После этого наглого намека у выдержанного и хладнокровного Дрейера возникло желание застрелить на месте Гавина.
Но револьвер был в каюте, а задержка в таких случаях неуместна. И Гавин вместо пули получил десять суток ареста.
Медленно ползло время, корабль покачивался в ущелье между скалистыми островками. Сменялись вахтенные и часовые, матросы и офицеры бродили по раскаленной солнцем палубе, лениво пикировались. Иногда на палубе появлялась долговязая фигура ревизора Буланина, наблюдавшего, как артельщик покупает с подошедшего сампана свежую рыбу для камбуза. Но скоро минтай приелся, и ему стали предпочитать консервы «щи с мясом и кашею».

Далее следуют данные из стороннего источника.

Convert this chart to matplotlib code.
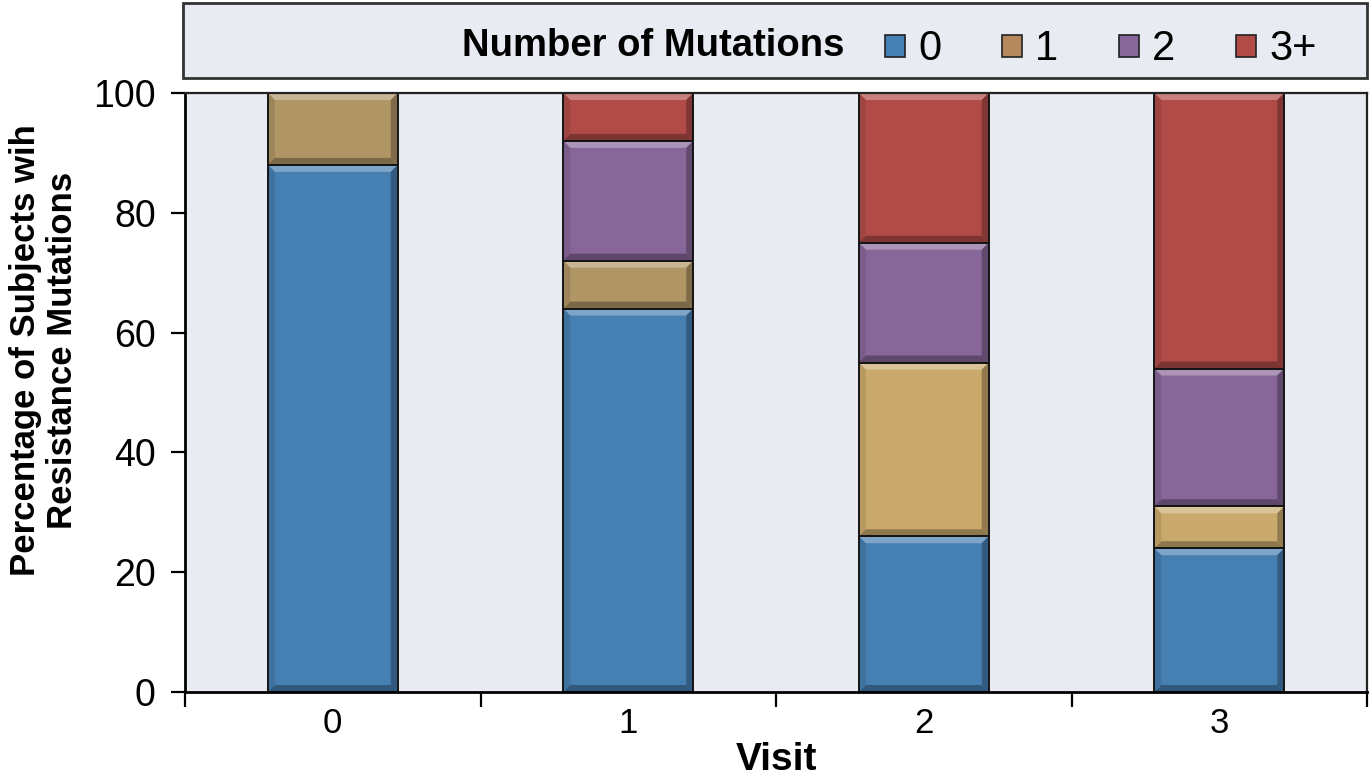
import matplotlib.pyplot as plt
import matplotlib.colors as mcolors
from matplotlib.patches import Polygon, Rectangle
import numpy as np

plt.rcParams['font.family'] = ['Liberation Sans', 'DejaVu Sans']

# data (percent of subjects per visit)
visits = ["0", "1", "2", "3"]
mutation_groups = ["0", "1", "2", "3+"]
pct_0 = [88, 64, 26, 24]
pct_1 = [12, 8, 29, 7]
pct_2 = [0, 20, 20, 23]
pct_3plus = [0, 8, 25, 46]
series = [pct_0, pct_1, pct_2, pct_3plus]

# colours (the "1" segment is a bit darker in the first two visits)
bar_colors = [
    ["#467fb1"] * 4,
    ["#b09565", "#b09565", "#c9aa6c", "#c9aa6c"],
    ["#876699"] * 4,
    ["#b14b48"] * 4,
]
legend_colors = ["#467fb1", "#b5895c", "#876699", "#b14b48"]
bg = "#e8ebf1"


def shade(c, f):
    rgb = np.array(mcolors.to_rgb(c))
    if f > 0:
        return tuple(rgb + (1 - rgb) * f)
    return tuple(rgb * (1 + f))


def bevel(ax, patch, color, px=7):
    # little 3d bevel like the original office chart
    x0, y0 = patch.get_x(), patch.get_y()
    x1, y1 = x0 + patch.get_width(), y0 + patch.get_height()
    if y1 - y0 <= 0:
        return
    o = ax.transData.transform((0, 0))
    d = ax.transData.inverted().transform(o + px) - ax.transData.inverted().transform(o)
    dx, dy = d
    dy = min(dy, (y1 - y0) / 2)
    parts = [
        ([(x0, y1), (x1, y1), (x1 - dx, y1 - dy), (x0 + dx, y1 - dy)], 0.3),
        ([(x0, y0), (x1, y0), (x1 - dx, y0 + dy), (x0 + dx, y0 + dy)], -0.3),
        ([(x1, y0), (x1, y1), (x1 - dx, y1 - dy), (x1 - dx, y0 + dy)], -0.28),
        ([(x0, y0), (x0, y1), (x0 + dx, y1 - dy), (x0 + dx, y0 + dy)], -0.1),
    ]
    for pts, f in parts:
        ax.add_patch(Polygon(pts, closed=True, facecolor=shade(color, f),
                             edgecolor="none", zorder=2.2))
    ax.add_patch(Rectangle((x0, y0), x1 - x0, y1 - y0, fill=False,
                           edgecolor="#151515", lw=1.4, zorder=2.5))


fig = plt.figure(figsize=(13.72, 7.82), dpi=100)
ax = fig.add_axes([185 / 1372, 90 / 782, 1182 / 1372, 599 / 782])
ax.set_facecolor(bg)

x = np.arange(len(visits))
ax.set_xlim(-0.5, len(visits) - 0.5)
ax.set_ylim(0, 100)

bottom = np.zeros(len(visits))
for vals, cols in zip(series, bar_colors):
    bars = ax.bar(x, vals, width=0.44, bottom=bottom, color=cols,
                  edgecolor="none", zorder=2)
    for b, c in zip(bars, cols):
        bevel(ax, b, c)
    bottom += np.array(vals)

# axes styling
ax.set_yticks(np.arange(0, 101, 20))
ax.set_xticks(x)
ax.set_xticklabels(visits)
ax.set_xticks(np.arange(-0.5, len(visits)), minor=True)
ax.tick_params(axis="y", direction="out", length=10, width=1.6, labelsize=27, pad=11)
ax.tick_params(axis="x", which="major", length=0, labelsize=25, pad=11)
ax.tick_params(axis="x", which="minor", direction="out", length=11, width=1.6)
for s in ["left", "bottom"]:
    ax.spines[s].set_linewidth(2)
    ax.spines[s].set_color("black")
for s in ["top", "right"]:
    ax.spines[s].set_linewidth(1.6)
    ax.spines[s].set_color("#222222")

ax.set_xlabel("Visit", fontsize=28, fontweight="bold")
ax.xaxis.set_label_coords(0.5, -0.083)
ax.set_ylabel("Percentage of Subjects wih\nResistance Mutations", fontsize=25,
              fontweight="bold", linespacing=1.15)
ax.yaxis.set_label_coords(-0.09, 0.57)

# legend panel across the top
fig.add_artist(Rectangle((183 / 1372, 704 / 782), 1184 / 1372, 75 / 782,
                         transform=fig.transFigure, facecolor=bg,
                         edgecolor="#333333", lw=2))
ly = 1 - 46 / 782
fig.text(845 / 1372, ly, "Number of Mutations", ha="right", va="center",
         fontsize=27.5, fontweight="bold")
for i, (lab, c) in enumerate(zip(mutation_groups, legend_colors)):
    lx = (885 + i * 117) / 1372
    fig.add_artist(Rectangle((lx, ly - 11 / 782), 20 / 1372, 22 / 782,
                             transform=fig.transFigure, facecolor=c,
                             edgecolor="#222222", lw=1.2))
    fig.text(lx + 33 / 1372, ly - 3 / 782, lab, ha="left", va="center", fontsize=30)

fig.savefig("out.png", dpi=100)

Два раза на небольшой быстроходной джонке с нарисованными на её скулах глазами – символ бдительности кормчего – приезжал торговец вразвоз.
Но ассортимент его товаров был беден, рассчитан на китайских рыбаков и их жен.
Покупали всё больше безделушки: бронзовые статуэтки Будды, деревянные расчески с затейливой резьбой, фарфоровые чашки и вазочки с лазурными орнаментами.
Большим успехом сначала пользовались ножи для разделки рыбы, но вскоре интерес к ним пропал: лезвия их были мягкими и быстро тупились.
Каждую ночь, в часы, установленные для связи с подходившими к Шанхаю судами, радист «Магнита» вызывал Цикавейскую радиостанцию и после многих попыток получал неизменный ответ: «Для вас ничего не имею».
Эти настойчивые вызовы, с неоднократным повторением международных позывных «Магнита», услышал в рубке «Адмирала Завойко» бдительно стороживший эфир Дутиков и доложил командиру, что «Магнит» где-то близко.